Reduced-calorie diet adds nearly two years to dogs' life span

September 13, 2002

PHILADELPHIA -- A 14-year study of canine diet and health has found that dogs fed a calorie-restricted diet live a median 1.8 years longer than dogs allowed to eat more and are slower to develop chronic diseases such as osteoarthritis.

The findings add to the growing body of evidence that caloric restriction in a wide range of species significantly boosts longevity. Dogs are the only large mammals -- and the closest human relatives -- for which a diet-restriction study has been completed. Similar studies involving primates are ongoing.

The results, from scientists at the University of Pennsylvania School of Veterinary Medicine, Nestle Purina PetCare Company, University of Illinois, Cornell University and Michigan State University, will be the subject of a Sept. 20-21 symposium in St. Louis. Partial results were published in May in the Journal of the American Veterinary Medical Association.

The study involved 48 Labrador retrievers from seven litters. Littermates were paired, with one dog fed 25 percent fewer calories than its sibling starting at 8 weeks of age. The researchers found a median life span of 13 years among dogs whose food intake was reduced, while dogs in the group fed a diet higher in calories were uniformly overweight and had a median life span of 11.2 years.

"Impressive as they are, the life span figures are only part of the story," said Gail K. Smith, professor of orthopedic surgery at Penn and chair of the Department of Clinical Studies at the School of Veterinary Medicine's Philadelphia campus. "The study also showed that lean body conformation forestalls some chronic illnesses, most notably osteoarthritis, and that diet can either mitigate or exacerbate the expression of genetic diseases.

"This study should reinforce for dog owners the importance of keeping their dogs lean, with palpable ribs and an obvious waistline," Smith said. "Avoid giving dogs too many high-calorie treats and consider a brand of balanced dog food formulated to be low in caloric content while providing a sense of satiety."

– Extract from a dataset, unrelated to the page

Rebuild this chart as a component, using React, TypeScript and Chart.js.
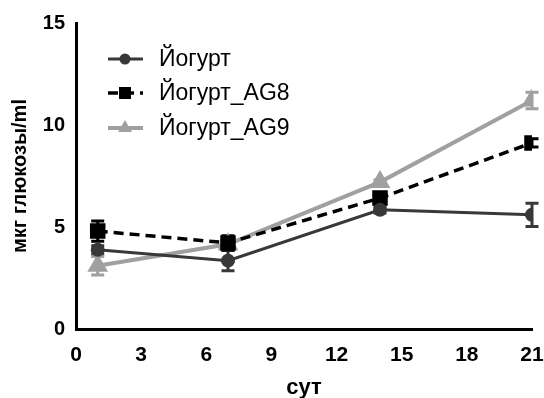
import React, { useEffect, useRef } from "react";
import { Chart, registerables } from "chart.js";

Chart.register(...registerables);

const days = [1, 7, 14, 21];
const xTicks = [0, 3, 6, 9, 12, 15, 18, 21];
const yTicks = [0, 5, 10, 15];

const labels = ["Йогурт", "Йогурт_AG8", "Йогурт_AG9"];
const yogurt = [3.88, 3.35, 5.84, 5.6];
const yogurtErr = [0.2, 0.5, 0.15, 0.57];
const ag8 = [4.8, 4.22, 6.42, 9.12];
const ag8Err = [0.5, 0.35, 0.15, 0.2];
const ag9 = [3.1, 4.15, 7.2, 11.2];
const ag9Err = [0.45, 0.2, 0.1, 0.4];

const errors = [yogurtErr, ag8Err, ag9Err];

const FONT = "'Liberation Sans', Arial, sans-serif";

const errorBarPlugin = {
  id: "errbars",
  beforeDatasetsDraw(chart: any) {
    const ctx = chart.ctx;
    const xs = chart.scales.x;
    const ys = chart.scales.y;
    chart.data.datasets.forEach((ds: any, i: number) => {
      const err = errors[i];
      ctx.save();
      ctx.strokeStyle = ds.borderColor;
      ctx.lineWidth = 3;
      ctx.setLineDash([]);
      ds.data.forEach((p: any, j: number) => {
        const x = xs.getPixelForValue(p.x);
        const y1 = ys.getPixelForValue(p.y + err[j]);
        const y2 = ys.getPixelForValue(p.y - err[j]);
        ctx.beginPath();
        ctx.moveTo(x, y1);
        ctx.lineTo(x, y2);
        ctx.moveTo(x - 6.5, y1);
        ctx.lineTo(x + 6.5, y1);
        ctx.moveTo(x - 6.5, y2);
        ctx.lineTo(x + 6.5, y2);
        ctx.stroke();
      });
      ctx.restore();
    });
  },
};

const legendPlugin = {
  id: "innerLegend",
  afterDraw(chart: any) {
    const ctx = chart.ctx;
    const rows = [59, 93, 128];
    chart.data.datasets.forEach((ds: any, i: number) => {
      const y = rows[i];
      const x0 = 108;
      const x1 = 143;
      ctx.save();
      ctx.strokeStyle = ds.borderColor;
      ctx.lineWidth = ds.borderWidth;
      ctx.setLineDash(ds.borderDash || []);
      ctx.beginPath();
      ctx.moveTo(x0, y);
      ctx.lineTo(x1, y);
      ctx.stroke();
      ctx.setLineDash([]);
      ctx.fillStyle = ds.pointBackgroundColor;
      const cx = 125;
      const r = ds.pointRadius;
      ctx.beginPath();
      if (ds.pointStyle === "circle") {
        ctx.arc(cx, y, r, 0, Math.PI * 2);
      } else if (ds.pointStyle === "rect") {
        const s = r * Math.SQRT1_2;
        ctx.rect(cx - s, y - s, 2 * s, 2 * s);
      } else {
        const h = r * 1.5;
        const w = r * Math.sqrt(3) / 2;
        ctx.moveTo(cx, y - r);
        ctx.lineTo(cx + w, y + h - r);
        ctx.lineTo(cx - w, y + h - r);
        ctx.closePath();
      }
      ctx.fill();
      ctx.fillStyle = "#000";
      ctx.font = "23px " + FONT;
      ctx.textBaseline = "middle";
      ctx.textAlign = "left";
      ctx.fillText(ds.label, 159, y + 1);
      ctx.restore();
    });
  },
};

export default function App() {
  const ref = useRef<HTMLCanvasElement | null>(null);
  useEffect(() => {
    document.body.style.margin = "0";
    const mk = (vals: number[]) => vals.map((v, i) => ({ x: days[i], y: v }));
    const chart = new Chart(ref.current as HTMLCanvasElement, {
      type: "line",
      data: {
        datasets: [
          {
            label: labels[0],
            data: mk(yogurt),
            borderColor: "#383838",
            backgroundColor: "#383838",
            pointBackgroundColor: "#383838",
            pointBorderColor: "#383838",
            borderWidth: 3,
            pointStyle: "circle",
            pointRadius: 5.5,
          },
          {
            label: labels[1],
            data: mk(ag8),
            borderColor: "#000000",
            backgroundColor: "#000000",
            pointBackgroundColor: "#000000",
            pointBorderColor: "#000000",
            borderWidth: 3.5,
            borderDash: [10, 6],
            pointStyle: "rect",
            pointRadius: 8.5,
          },
          {
            label: labels[2],
            data: mk(ag9),
            borderColor: "#a0a0a0",
            backgroundColor: "#a0a0a0",
            pointBackgroundColor: "#a0a0a0",
            pointBorderColor: "#a0a0a0",
            borderWidth: 4,
            pointStyle: "triangle",
            pointRadius: 8,
          },
        ] as any,
      },
      options: {
        animation: false,
        responsive: false,
        maintainAspectRatio: false,
        layout: { padding: { top: 23, right: 11, bottom: 0, left: 0 } },
        plugins: { legend: { display: false }, tooltip: { enabled: false } },
        scales: {
          x: {
            type: "linear",
            min: 0,
            max: 21,
            afterBuildTicks: (s: any) => {
              s.ticks = xTicks.map((v) => ({ value: v }));
            },
            afterFit: (s: any) => {
              s.height = 69;
              s.paddingRight = 0;
              s.paddingLeft = 0;
            },
            grid: { display: false, drawTicks: true, tickLength: 8, tickColor: "#000", tickWidth: 3 } as any,
            border: { color: "#000", width: 3 },
            ticks: {
              color: "#000",
              padding: 6,
              font: { family: FONT, size: 21, weight: "bold" },
              maxRotation: 0,
              autoSkip: false,
            },
            title: {
              display: true,
              text: "сут",
              color: "#000",
              font: { family: FONT, size: 22, weight: "bold", lineHeight: 1 },
              padding: { top: 0, bottom: -1 },
            },
          },
          y: {
            type: "linear",
            min: 0,
            max: 15,
            afterBuildTicks: (s: any) => {
              s.ticks = yTicks.map((v) => ({ value: v }));
            },
            afterFit: (s: any) => {
              s.width = 76;
              s.paddingTop = 0;
              s.paddingBottom = 0;
            },
            grid: { display: false, drawTicks: true, tickLength: 8, tickColor: "#000", tickWidth: 3 } as any,
            border: { color: "#000", width: 3 },
            ticks: {
              color: "#000",
              padding: 3,
              font: { family: FONT, size: 20, weight: "bold" },
              autoSkip: false,
            },
            title: {
              display: true,
              text: "мкг глюкозы/ml",
              color: "#000",
              font: { family: FONT, size: 20, weight: "bold", lineHeight: 1 },
              padding: { top: 10, bottom: 0 },
            },
          },
        },
      },
      plugins: [errorBarPlugin, legendPlugin],
    } as any);
    return () => chart.destroy();
  }, []);
  return (
    <div style={{ width: 544, height: 398 }}>
      <canvas ref={ref} width={544} height={398} style={{ display: "block" }} />
    </div>
  );
}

Smith said that while simply reducing a dog's food intake, as in this study, can also be effective in maintaining a healthy weight, this approach often leads to begging -- a behavior that many owners find themselves unable to resist in their canine companions.

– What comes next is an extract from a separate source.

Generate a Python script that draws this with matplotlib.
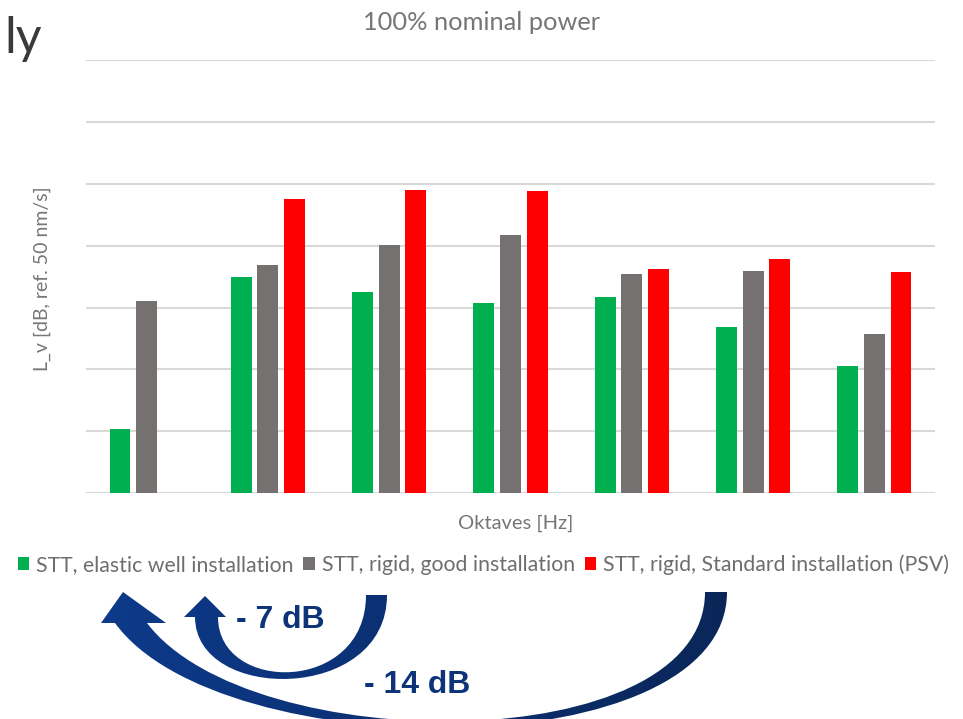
import numpy as np
import matplotlib
matplotlib.use("Agg")
import matplotlib.pyplot as plt
from matplotlib.path import Path
from matplotlib.patches import PathPatch, Patch
from matplotlib.colors import LinearSegmentedColormap

plt.rcParams['font.family'] = ['Lato', 'DejaVu Sans']

# Octave-band groups and vibration levels (dB, ref. 50 nm/s)
groups = list(range(1, 8))
elastic_well = [10.4, 34.9, 32.6, 30.7, 31.7, 26.9, 20.6]
rigid_good = [31.0, 36.9, 40.1, 41.8, 35.4, 35.9, 25.8]
rigid_standard = [np.nan, 47.6, 49.0, 48.9, 36.3, 37.8, 35.8]

series_names = ["STT, elastic well installation",
                "STT, rigid, good installation",
                "STT, rigid, Standard installation (PSV)"]
series_colors = ["#00b050", "#767171", "#ff0000"]
grid_step = 10
y_max = 70

W, H = 963, 719
fig = plt.figure(figsize=(W / 100, H / 100), dpi=100)

ax = fig.add_axes([86 / W, (H - 493.3) / H, (935 - 86) / W, (493.3 - 60) / H])
x = np.arange(len(groups))
bar_w = 0.172
offsets = [-0.22, 0.0, 0.22]
for vals, off, col in zip([elastic_well, rigid_good, rigid_standard], offsets, series_colors):
    ax.bar(x + off, vals, width=bar_w, color=col, zorder=3)

ax.set_xlim(-0.5, len(groups) - 0.5)
ax.set_ylim(0, y_max)
ax.set_yticks(np.arange(0, y_max + 1, grid_step))
ax.set_xticks([])
ax.tick_params(left=False, labelleft=False)
ax.grid(axis='y', color='#d9d9d9', linewidth=1.5, zorder=0)
for s in ax.spines.values():
    s.set_visible(False)

text_gray = '#767676'
fig.text(481.5 / W, 1 - 22 / H, "100% nominal power", ha='center', va='center',
         fontsize=18.3, color=text_gray)
fig.text(42 / W, 1 - 279 / H, "L_v [dB, ref. 50 nm/s]", rotation=90,
         ha='center', va='center', fontsize=14, color=text_gray)
fig.text(516 / W, 1 - 523 / H, "Oktaves [Hz]", ha='center', va='center',
         fontsize=14.5, color=text_gray)
fig.text(4 / W, 1 - 39 / H, "ly", ha='left', va='center', fontsize=36, color='#3a3a3a')

handles = [Patch(facecolor=c, edgecolor='none') for c in series_colors]
fig.legend(handles, series_names, loc='center', bbox_to_anchor=(483.5 / W, 1 - 565 / H),
           ncol=3, frameon=False, fontsize=15.3, handlelength=0.55, handleheight=0.55,
           handletextpad=0.33, columnspacing=0.45, labelcolor='#6e6e6e',
           borderpad=0.0)

# Curved reduction arrows drawn in pixel space on an overlay
ov = fig.add_axes([0, 0, 1, 1], zorder=10)
ov.set_xlim(0, W)
ov.set_ylim(H, 0)
ov.axis('off')
ov.patch.set_alpha(0)

navy = LinearSegmentedColormap.from_list("navy", ["#0d3a8a", "#0a2658"])


def curved_arrow(tail_out, tail_in, ctrl_out, ctrl_in, shaft_out, shaft_in,
                 head_l, tip, head_r):
    verts = [tail_out, ctrl_out[0], ctrl_out[1], shaft_out,
             head_l, tip, head_r, shaft_in,
             ctrl_in[1], ctrl_in[0], tail_in, tail_out]
    codes = [Path.MOVETO, Path.CURVE4, Path.CURVE4, Path.CURVE4,
             Path.LINETO, Path.LINETO, Path.LINETO, Path.LINETO,
             Path.CURVE4, Path.CURVE4, Path.CURVE4, Path.CLOSEPOLY]
    patch = PathPatch(Path(verts, codes), facecolor='none', edgecolor='none')
    ov.add_patch(patch)
    grad = np.linspace(0, 1, 256).reshape(1, -1)
    im = ov.imshow(grad, cmap=navy, extent=(100, 740, 730, 580), aspect='auto',
                   interpolation='bilinear')
    im.set_clip_path(patch)


# small arrow (good installation -> elastic well)
curved_arrow(tail_out=(387, 595), tail_in=(366, 595),
             ctrl_out=((387, 703), (195, 703)), ctrl_in=((366, 694), (218, 694)),
             shaft_out=(195, 617), shaft_in=(218, 617),
             head_l=(184, 617), tip=(205, 596), head_r=(226, 617))
# large arrow (standard installation -> elastic well)
curved_arrow(tail_out=(727, 592), tail_in=(705, 592),
             ctrl_out=((727, 768), (220, 768)), ctrl_in=((705, 759), (250, 759)),
             shaft_out=(115, 623), shaft_in=(147, 623),
             head_l=(101, 623), tip=(123, 592), head_r=(166, 623))
ov.set_xlim(0, W)
ov.set_ylim(H, 0)

lab_col = '#0d3478'
ov.text(280, 620, "- 7 dB", ha='center', va='center', fontsize=23, fontweight='bold',
        color=lab_col, family='Liberation Sans')
ov.text(417, 685, "- 14 dB", ha='center', va='center', fontsize=23, fontweight='bold',
        color=lab_col, family='Liberation Sans')

fig.savefig("out.png", dpi=100)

The team of researchers has reported previously that the onset of osteoarthritis, an often painful and occasionally debilitating condition for many large-breed dogs, was delayed significantly by reduced food intake. Overall frequency of the condition was also reduced: At age 2, only one of 24 calorie-restricted dogs had developed radiographic osteoarthritis of the hips, compared to six of 24 dogs in the unrestricted group. By age 10, six restricted dogs (42 percent of that study group) and 19 unrestricted dogs (79 percent of that study group) had hip osteoarthritis.

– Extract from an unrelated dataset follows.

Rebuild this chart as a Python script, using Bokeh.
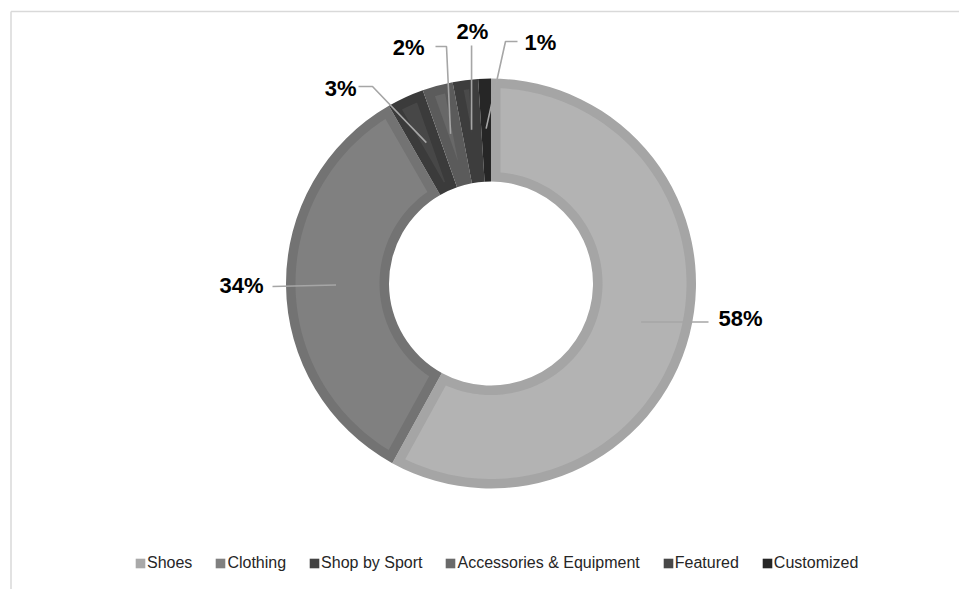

"Dogs in the calorie-restricted group didn't require treatment for osteoarthritis until a mean age of 13.3 years, fully three years later than the dogs in the control group," Smith said. "Because osteoarthritis is painful, this deferral represents a substantial boost in quality of life."

Caloric restriction also significantly delayed the onset and severity of other ailments. Dogs on a restricted diet who developed such conditions were 2.1 years older, on average, than their overfed counterparts.

Dietary restriction has been shown to have a positive effect on the life span of rodents and invertebrates. Research spanning decades has found that dietary restriction is the only nutritional change that consistently extends the life span of animals.
Smith was joined in the study, funded and conducted by Nestle Purina PetCare, by Darryl N. Biery at Penn; Richard D. Kealy, Dennis F. Lawler and Joan M. Ballam at Nestle Purina; Elizabeth H. Greeley and Mariangela Segre at Illinois; George Lust at Cornell; and Howard D. Stowe at Michigan State.